Albert hésita un instant, puis alla vers Raymond. Ils échangèrent à voix basse, pour ne pas être entendus par Michel. Raymond fulminait : Michel était complice des manigances de Jacques, et par conséquent complice de l’enlèvement de sa petite-fille adoptive, Luna. Il était hors de question que l’un d’eux s’en tirât sans la moindre peine. Albert, déjà circonspect quant à l’attitude à adopter, se montra encore plus hésitant face au positionnement sans réserve de son grand-père. Mais il pensa aux avantages décisifs que pourrait leur donner Michel, comme l’endroit exact où demeurait Jacques, ou encore les intentions de celui-ci. Il se dit que de toute façon, les renseignements avaient déjà émis un mandat d’arrêt contre lui et que, dénonciation ou non, ils finiraient bien par le retrouver.

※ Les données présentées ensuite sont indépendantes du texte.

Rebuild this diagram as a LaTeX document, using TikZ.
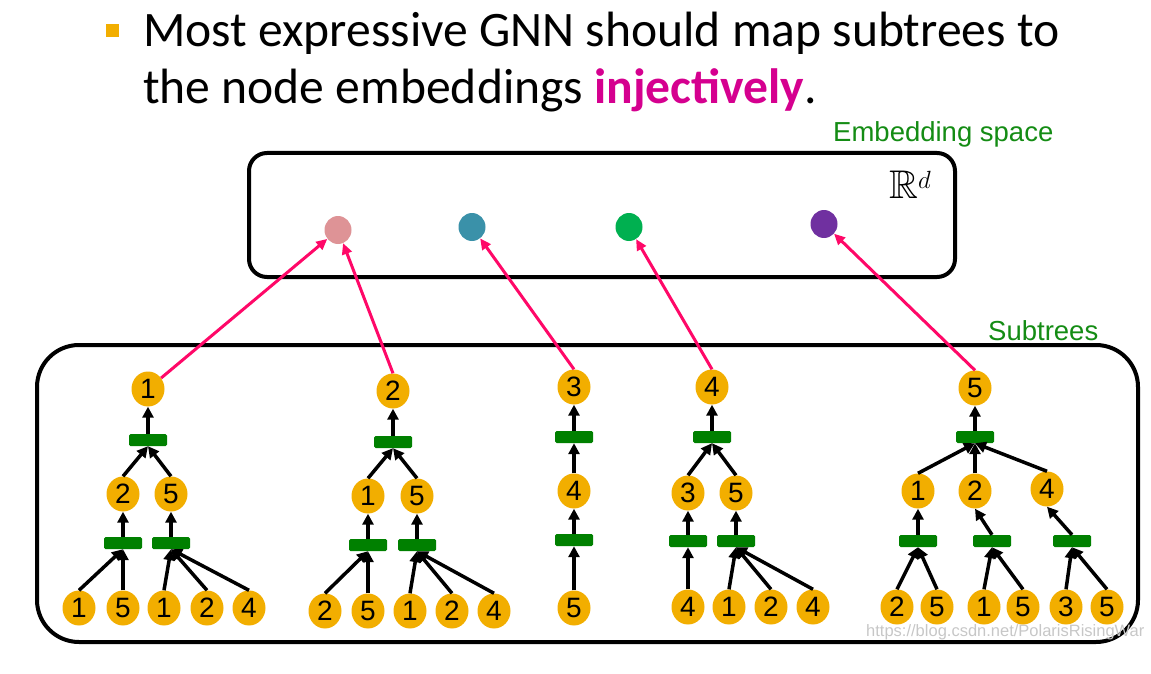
\documentclass[tikz,border=0pt]{standalone}
\usepackage{amssymb}
\usepackage{fontspec}
\setmainfont{Carlito}
\newfontfamily\arialf{Liberation Sans}
\usetikzlibrary{arrows.meta,shapes.geometric}
\definecolor{gold}{RGB}{242,174,0}
\definecolor{bargreen}{RGB}{0,128,0}
\definecolor{lblgreen}{RGB}{20,140,20}
\definecolor{arrowpink}{RGB}{255,8,104}
\definecolor{injpink}{RGB}{213,0,143}
\definecolor{dotpink}{RGB}{222,147,150}
\definecolor{dotteal}{RGB}{58,145,169}
\definecolor{dotgreen}{RGB}{0,176,80}
\definecolor{dotpurple}{RGB}{112,48,160}
\tikzset{
  tnode/.style={ellipse,fill=gold,minimum width=33pt,minimum height=35pt,inner sep=0pt,
    font=\arialf\fontsize{28}{28}\selectfont},
  agg/.style={rectangle,fill=bargreen,minimum width=38pt,minimum height=12pt,inner sep=0pt,rounded corners=1.5pt},
  tedge/.style={-{Triangle[length=11pt,width=11pt]},line width=3.5pt,black},
  emb/.style={-{Triangle[length=11pt,width=10pt]},line width=3pt,arrowpink},
  dot/.style={ellipse,minimum width=27pt,minimum height=28pt,inner sep=0pt},
  frame/.style={draw=black,line width=4pt},
  lbl/.style={text=lblgreen,font=\arialf\fontsize{27.5}{28}\selectfont,anchor=base west,inner sep=0pt}
}
\begin{document}
\begin{tikzpicture}[x=1pt,y=-1pt]
\useasboundingbox (0,0) rectangle (1151,674);
% title
\node[fill=gold,minimum size=13pt,inner sep=0pt] (bullet) at (112,31) {};
\node[anchor=base west,inner sep=0pt,font=\fontsize{49.6}{59}\selectfont] (t1) at (143,47) {Most expressive GNN should map subtrees to};
\node[anchor=base west,inner sep=0pt,font=\fontsize{49.6}{59}\selectfont] (t2) at (143,104) {the node embeddings \textbf{\color{injpink}injectively}.};
% embedding space
\node[lbl] (elabel) at (833,142) {Embedding space};
\draw[frame,rounded corners=18pt] (249,153) rectangle (955,277);
\node[anchor=base west,inner sep=0pt,font=\fontsize{40}{44}\selectfont] (Rd) at (889,198) {$\mathbb{R}^{d}$};
\node[dot,fill=dotpink] (d1) at (338,230) {};
\node[dot,fill=dotteal] (d2) at (472,227) {};
\node[dot,fill=dotgreen] (d3) at (629,227) {};
\node[dot,fill=dotpurple] (d4) at (824,224) {};
% subtrees
\node[lbl] (slabel) at (988,340) {Subtrees};
\draw[frame,rounded corners=42pt] (37,345) rectangle (1138,642);
\node[anchor=base west,inner sep=0pt,text=black!22,font=\arialf\fontsize{16.5}{17}\selectfont] (wm) at (866,636) {https://blog.csdn.net/PolarisRisingWar};
% ---------- tree 1
\node[tnode] (r1) at (148,389) {1};
\node[agg] (b1) at (148,440) {};
\node[tnode] (n1a) at (123,494) {2};
\node[tnode] (n1b) at (171,494) {5};
\node[agg] (b1a) at (123,543) {};
\node[agg] (b1b) at (171,543) {};
\node[tnode] (l11) at (79,608) {1};
\node[tnode] (l12) at (123,608) {5};
\node[tnode] (l13) at (164,608) {1};
\node[tnode] (l14) at (207,608) {2};
\node[tnode] (l15) at (249,608) {4};
\draw[tedge] (b1.north) -- (r1.south);
\draw[tedge] (n1a.north) -- (b1.south);
\draw[tedge] (n1b.north) -- (b1.south);
\draw[tedge] (b1a.north) -- (n1a.south);
\draw[tedge] (b1b.north) -- (n1b.south);
\draw[tedge] (l11.north) -- (b1a.south);
\draw[tedge] (l12.north) -- (b1a.south);
\draw[tedge] (l13.north) -- (b1b.south);
\draw[tedge] (l14.north) -- (b1b.south);
\draw[tedge] (l15.north) -- (b1b.south);
% ---------- tree 2
\node[tnode] (r2) at (393,391) {2};
\node[agg] (b2) at (393,442) {};
\node[tnode] (n2a) at (368,496) {1};
\node[tnode] (n2b) at (417,496) {5};
\node[agg] (b2a) at (368,545) {};
\node[agg] (b2b) at (417,545) {};
\node[tnode] (l21) at (325,611) {2};
\node[tnode] (l22) at (368,611) {5};
\node[tnode] (l23) at (410,611) {1};
\node[tnode] (l24) at (452,611) {2};
\node[tnode] (l25) at (494,611) {4};
\draw[tedge] (b2.north) -- (r2.south);
\draw[tedge] (n2a.north) -- (b2.south);
\draw[tedge] (n2b.north) -- (b2.south);
\draw[tedge] (b2a.north) -- (n2a.south);
\draw[tedge] (b2b.north) -- (n2b.south);
\draw[tedge] (l21.north) -- (b2a.south);
\draw[tedge] (l22.north) -- (b2a.south);
\draw[tedge] (l23.north) -- (b2b.south);
\draw[tedge] (l24.north) -- (b2b.south);
\draw[tedge] (l25.north) -- (b2b.south);
% ---------- tree 3
\node[tnode] (r3) at (574,387) {3};
\node[agg] (b3) at (574,437) {};
\node[tnode] (n3a) at (574,491) {4};
\node[agg] (b3a) at (574,540) {};
\node[tnode] (l31) at (574,608) {5};
\draw[tedge] (b3.north) -- (r3.south);
\draw[tedge] (n3a.north) -- (b3.south);
\draw[tedge] (b3a.north) -- (n3a.south);
\draw[tedge] (l31.north) -- (b3a.south);
% ---------- tree 4
\node[tnode] (r4) at (712,387) {4};
\node[agg] (b4) at (712,437) {};
\node[tnode] (n4a) at (688,493) {3};
\node[tnode] (n4b) at (736,493) {5};
\node[agg] (b4a) at (688,541) {};
\node[agg] (b4b) at (736,541) {};
\node[tnode] (l41) at (688,607) {4};
\node[tnode] (l42) at (729,607) {1};
\node[tnode] (l43) at (771,607) {2};
\node[tnode] (l44) at (813,607) {4};
\draw[tedge] (b4.north) -- (r4.south);
\draw[tedge] (n4a.north) -- (b4.south);
\draw[tedge] (n4b.north) -- (b4.south);
\draw[tedge] (b4a.north) -- (n4a.south);
\draw[tedge] (b4b.north) -- (n4b.south);
\draw[tedge] (l41.north) -- (b4a.south);
\draw[tedge] (l42.north) -- (b4b.south);
\draw[tedge] (l43.north) -- (b4b.south);
\draw[tedge] (l44.north) -- (b4b.south);
% ---------- tree 5
\node[tnode] (r5) at (975,388) {5};
\node[agg] (b5) at (975,437) {};
\node[tnode] (n5a) at (918,491) {1};
\node[tnode] (n5b) at (975,491) {2};
\node[tnode] (n5c) at (1047,489) {4};
\node[agg] (b5a) at (918,541) {};
\node[agg] (b5b) at (992,541) {};
\node[agg] (b5c) at (1072,541) {};
\node[tnode] (l51) at (897,607) {2};
\node[tnode] (l52) at (937,607) {5};
\node[tnode] (l53) at (984,607) {1};
\node[tnode] (l54) at (1023,607) {5};
\node[tnode] (l55) at (1066,607) {3};
\node[tnode] (l56) at (1107,607) {5};
\draw[tedge] (b5.north) -- (r5.south);
\draw[tedge] (n5a.north) -- (b5.south);
\draw[tedge] (n5b.north) -- (b5.south);
\draw[tedge] (n5c.north) -- (b5.south);
\draw[tedge] (b5a.north) -- (n5a.south);
\draw[tedge] (b5b.north) -- (n5b.south);
\draw[tedge] (b5c.north) -- (n5c.south);
\draw[tedge] (l51.north) -- (b5a.south);
\draw[tedge] (l52.north) -- (b5a.south);
\draw[tedge] (l53.north) -- (b5b.south);
\draw[tedge] (l54.north) -- (b5b.south);
\draw[tedge] (l55.north) -- (b5c.south);
\draw[tedge] (l56.north) -- (b5c.south);
% ---------- embedding arrows
\draw[emb] (r1) -- (d1);
\draw[emb] (r2.north) -- (d1);
\draw[emb] (r3.north) -- (d2);
\draw[emb] (r4.north) -- (d3);
\draw[emb] (r5.north) -- (d4);
\end{tikzpicture}
\end{document}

« C’est d’accord, affirma-t-il à l’encontre du mécano. Je vais maintenant, si vous le voulez bien, vous poser quelques questions. » Michel narra, au fil des questions du journaliste, son aventure avec Jacques : comment il l’avait aidé dans le trafic, puis officié comme espion mécanicien, sous les ordres de Jeanne-Claude : il fournissait les véhicules destinés au transport de la drogue, faisant parfois des allers-retours nocturnes entre la banque de Fécamp et le village de Bréauté. Les regrets se peignirent sur son visage lorsqu’il évoqua les messages tapés à la machine : ils l’étaient de sa main. Raymond et Albert le dévisagèrent un instant : le journaliste en voulut au mécano pour ses menaces et sa récente nuit blanche, mais sa conscience lui rappela que Michel, bien que complice, n’était finalement qu’un homme de plus à la solde de Jacques. Tout en enregistrant les propos de Michel, il le questionna sur les présentes volontés de l’homme en noir. Il répondit que, avec l’enlèvement de Luna, il avait voulu prendre un avantage pour les négociations, avantage qui serait exacerbé par une lettre de menaces qu’ils recevraient demain matin, tapée à la machine, déposée innocemment par un facteur qui, auparavant, aurait reçu quelques coupures pour s’acquitter de la tâche. D’après lui, le trafiquant vivait dans une maison abandonnée, recluse au fin fond de l’Alta Rocca, à l’abri des intempéries. Il avait créé un chemin secret, pour y accéder en cas de problème ; il suffisait de suivre les oranges tombées au sol, qui faisaient office de balises.
L’interrogatoire avait duré plusieurs heures. Lorsque Michel eut terminé, un grand silence suivit ses révélations. On entendit une rafale de vent au-dehors. La lampe de chevet, qui les couvait jusque-là de son duvet lumineux, vacilla. Puis Michel se leva, et gagna le hall d’entrée, désormais plongé dans l’obscurité. Il hocha la tête en direction d’Albert et Raymond puis, sans un mot, ouvrit la porte, sortit dans le grand vent, referma la porte. On entendit un tintement métallique.